Critiques sur la préparation du pacte

La préparation précipitée du pacte en 2020, malgré les attentes élevées, a suscité des critiques. Certains rédacteurs étaient plus orientés vers la communication que vers une expertise juridique en matière de migration. Ursula von der Leyen, présidente de la Commission européenne, a été très active sur ce dossier, malgré les défis et les critiques.

Rôle et critiques de Frontex

Frontex, l’agence européenne de garde-frontières, joue un rôle central dans la gestion des flux migratoires. Créée en 2004 et réformée en 2016, elle a vu son budget et ses prérogatives augmenter. Cependant, Frontex a été critiquée pour son manque de respect des droits fondamentaux, sa transparence et sa coopération avec les autorités libyennes. Ces critiques ont conduit à la démission de son ancien directeur, Fabrice Leggeri.

Externalisation et coopération avec les pays tiers

L’Union européenne cherche à prévenir les flux migratoires en amont, en investissant dans des pays tiers comme la Mauritanie, le Sénégal et la Serbie. Cette stratégie est perçue comme une violation du principe de non-refoulement. Par ailleurs, la coopération de Frontex avec des pays candidats à l’UE, notamment dans les Balkans occidentaux, implique des accords pour empêcher les personnes d’entrer dans l’Union européenne.

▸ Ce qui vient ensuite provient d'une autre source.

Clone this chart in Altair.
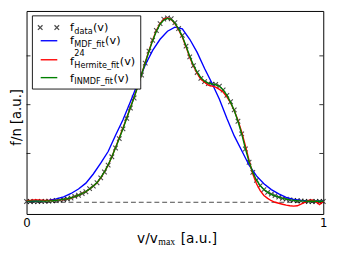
import altair as alt
import pandas as pd

# ---- data ----
x_grid = [round(i / 80, 4) for i in range(81)]

f_data = [0.004, 0.004, 0.004, 0.004, 0.005, 0.005, 0.006, 0.0075, 0.009, 0.011,
          0.014, 0.017, 0.022, 0.030, 0.036, 0.045, 0.054, 0.070, 0.083, 0.100,
          0.125, 0.155, 0.190, 0.233, 0.278, 0.326, 0.376, 0.430, 0.483, 0.534,
          0.591, 0.652, 0.713, 0.774, 0.830, 0.880, 0.915, 0.938, 0.945, 0.940,
          0.920, 0.890, 0.855, 0.800, 0.745, 0.700, 0.665, 0.635, 0.618, 0.608,
          0.605, 0.604, 0.595, 0.575, 0.548, 0.515, 0.473, 0.415, 0.350, 0.273,
          0.205, 0.153, 0.113, 0.085, 0.065, 0.051, 0.042, 0.034, 0.026, 0.020,
          0.016, 0.0125, 0.010, 0.008, 0.0065, 0.005, 0.004, 0.004, 0.004, 0.004,
          0.004]

f_inmdf = [0.006, 0.006, 0.006, 0.006, 0.006, 0.006, 0.007, 0.008, 0.010, 0.012,
           0.015, 0.018, 0.023, 0.029, 0.036, 0.045, 0.055, 0.068, 0.083, 0.101,
           0.126, 0.156, 0.191, 0.233, 0.279, 0.327, 0.377, 0.430, 0.484, 0.537,
           0.594, 0.654, 0.714, 0.774, 0.828, 0.876, 0.912, 0.934, 0.942, 0.937,
           0.918, 0.888, 0.850, 0.800, 0.748, 0.702, 0.666, 0.638, 0.620, 0.610,
           0.606, 0.603, 0.594, 0.576, 0.549, 0.513, 0.470, 0.415, 0.350, 0.275,
           0.207, 0.153, 0.113, 0.085, 0.065, 0.051, 0.041, 0.033, 0.026, 0.020,
           0.016, 0.012, 0.010, 0.008, 0.007, 0.006, 0.005, 0.005, 0.005, 0.005,
           0.005]

f_hermite = [0.008, 0.010, 0.012, 0.012, 0.011, 0.010, 0.009, 0.009, 0.010, 0.012,
             0.014, 0.017, 0.022, 0.029, 0.036, 0.045, 0.054, 0.068, 0.083, 0.100,
             0.125, 0.155, 0.190, 0.233, 0.280, 0.330, 0.380, 0.433, 0.486, 0.538,
             0.594, 0.655, 0.716, 0.776, 0.832, 0.880, 0.915, 0.938, 0.944, 0.936,
             0.915, 0.884, 0.846, 0.796, 0.742, 0.698, 0.660, 0.630, 0.615, 0.600,
             0.595, 0.590, 0.578, 0.565, 0.540, 0.510, 0.470, 0.420, 0.360, 0.290,
             0.215, 0.145, 0.095, 0.060, 0.035, 0.020, 0.008, 0.000, -0.005, -0.010,
             -0.015, -0.018, -0.020, -0.018, -0.010, 0.000, 0.010, 0.012, 0.003, -0.012,
             0.005]

x_mdf = [round(i / 40, 4) for i in range(41)]
f_mdf = [0.005, 0.005, 0.007, 0.010, 0.017, 0.028, 0.045, 0.068, 0.098, 0.145,
         0.200, 0.260, 0.343, 0.423, 0.515, 0.610, 0.703, 0.778, 0.835, 0.876,
         0.897, 0.888, 0.835, 0.768, 0.685, 0.610, 0.528, 0.430, 0.340, 0.265,
         0.190, 0.135, 0.095, 0.065, 0.043, 0.025, 0.015, 0.010, 0.007, 0.005,
         0.005]

y_ticks = [0.25, 0.5, 0.75]
x_labels = [0, 1]

FONT = "DejaVu Sans"
W, H = 304, 208

df_data = pd.DataFrame({"x": x_grid, "y": f_data})
df_inmdf = pd.DataFrame({"x": x_grid, "y": f_inmdf})
df_herm = pd.DataFrame({"x": x_grid, "y": f_hermite})
df_mdf = pd.DataFrame({"x": x_mdf, "y": f_mdf})
df_ticks = pd.DataFrame({"y": y_ticks})

xscale = alt.Scale(domain=[0, 1], nice=False, zero=False)
yscale = alt.Scale(domain=[-0.06, 0.98], nice=False, zero=False)
X = alt.X("x:Q", scale=xscale,
          axis=alt.Axis(values=x_labels, format="d", labelFontSize=12, labelFont=FONT,
                        labelColor="black", labelFlush=False, ticks=False, domain=False,
                        grid=False, title="", labelPadding=4))
Y = alt.Y("y:Q", scale=yscale,
          axis=alt.Axis(labels=False, ticks=False, domain=False, grid=False, title=""))

XSHAPE = "M-1,-1L1,1M-1,1L1,-1"

points = alt.Chart(df_data).mark_point(shape=XSHAPE, filled=False, color="black", size=22,
                                       strokeWidth=1.1).encode(x=X, y=Y)
zero_line = alt.Chart(pd.DataFrame({"y": [0]})).mark_rule(
    color="black", strokeDash=[5, 3], strokeWidth=0.9, opacity=0.8).encode(y="y:Q")
blue = alt.Chart(df_mdf).mark_line(color="#0000ff", strokeWidth=1.4).encode(x="x:Q", y="y:Q")
red = alt.Chart(df_herm).mark_line(color="#ff0000", strokeWidth=1.4).encode(x="x:Q", y="y:Q")
green = alt.Chart(df_inmdf).mark_line(color="#008000", strokeWidth=1.4).encode(x="x:Q", y="y:Q")

ticks_l = alt.Chart(df_ticks).mark_rule(color="black", strokeWidth=0.8).encode(
    y="y:Q", x=alt.value(0), x2=alt.value(4))
ticks_r = alt.Chart(df_ticks).mark_rule(color="black", strokeWidth=0.8).encode(
    y="y:Q", x=alt.value(W - 4), x2=alt.value(W))

# ---- legend (drawn by hand to get sub/superscripts) ----
OX, OY = 27, 8  # page position of the plot origin


def txt(s, px, py, size, font=FONT, align="left", angle=0, baseline="alphabetic"):
    kw = dict(align=align, baseline=baseline, fontSize=size, font=font, color="black")
    if angle:
        kw["angle"] = angle
    return alt.Chart(pd.DataFrame({"t": [s]})).mark_text(**kw).encode(
        x=alt.value(px - OX), y=alt.value(py - OY), text="t:N")


box = alt.Chart(pd.DataFrame({"a": [0]})).mark_rect(
    fill="white", stroke="black", strokeWidth=0.9).encode(
    x=alt.value(33 - OX), x2=alt.value(144 - OX), y=alt.value(13 - OY), y2=alt.value(88 - OY))


def leg_pt(px):
    return alt.Chart(pd.DataFrame({"a": [0]})).mark_point(
        shape=XSHAPE, filled=False, color="black", size=22, strokeWidth=1.3).encode(
        x=alt.value(px - OX), y=alt.value(25 - OY))


def leg_line(color, py):
    return alt.Chart(pd.DataFrame({"a": [0]})).mark_rule(color=color, strokeWidth=1.4).encode(
        x=alt.value(41.5 - OX), x2=alt.value(58.5 - OX), y=alt.value(py - OY))


MAIN, SUB = 11.5, 8.3
rows = [
    ("data", None, 28.5, 95.0),
    ("MDF_fit", None, 42.3, 107.5),
    ("Hermite_fit", "24", 63.5, 122.5),
    ("INMDF_fit", None, 80.3, 116.0),
]
legend_layers = [box, leg_pt(41), leg_pt(58),
                 leg_line("#0000ff", 38.5), leg_line("#ff0000", 58.0), leg_line("#008000", 76.3)]
for sub, sup, bl, vx in rows:
    legend_layers.append(txt("f", 71.5, bl, MAIN))
    legend_layers.append(txt(sub, 76.0, bl + 3.0, SUB))
    if sup:
        legend_layers.append(txt(sup, 76.0, bl - 9.5, SUB))
    legend_layers.append(txt("(v)", vx, bl, MAIN))

# ---- axis titles ----
titles = [
    txt("v/v", 161.5, 245.5, 14, align="right"),
    txt("max", 162.0, 248.0, 10, font="Liberation Serif"),
    txt("[a.u.]", 185.0, 245.5, 14),
    txt("f/n [a.u.]", 17.0, 117, 13.5, align="center", angle=270, baseline="middle"),
]

chart = alt.layer(
    points, zero_line, blue, red, green, ticks_l, ticks_r, *legend_layers, *titles
).properties(
    width=W, height=H,
    autosize=alt.AutoSizeParams(type="none"),
    padding={"left": 19, "top": 0, "right": 11, "bottom": 40},
).configure_view(stroke="black", strokeWidth=1).configure_axis(grid=False)

chart.save("out.html", embed_options={"renderer": "svg", "actions": False})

Conséquences humanitaires et politiques

Les conditions dans les camps de rétention en Bosnie, près de la frontière avec la Croatie, sont extrêmement précaires, ce qui suscite des critiques sur le respect des droits de l’homme. Ces pratiques ont également des répercussions négatives sur les perceptions de l’Union européenne dans ces régions, créant un sentiment de désillusion parmi les populations locales.

Contradictions et valeurs de l’Union européenne

L’Union européenne affiche un discours axé sur le respect des droits de l’homme et des libertés, mais ses actions en matière de migration révèlent une contradiction. Cette contradiction est exacerbée par les investissements dans l’externalisation des contrôles migratoires, perçus comme une solution à court terme et contraire aux valeurs fondamentales de l’UE.

Potentialité d’un changement de paradigme

Virginie Guiraudon évoque la possibilité d’un changement de paradigme dans la gestion des migrations si une montée de la gauche plus centriste ou de l’extrême gauche se produisait en Europe. Elle souligne la nécessité de réformer les politiques actuelles pour mieux intégrer les migrants et résoudre les problèmes de main-d’œuvre, plutôt que de se concentrer uniquement sur le renforcement des frontières.

Conclusion

En conclusion, Virginie Guiraudon met en lumière les contradictions et les défis des politiques migratoires européennes. Elle insiste sur l’importance de respecter les droits de l’homme et de repenser les stratégies actuelles pour éviter des conséquences humanitaires désastreuses et des effets négatifs sur les valeurs démocratiques de l’Union européenne.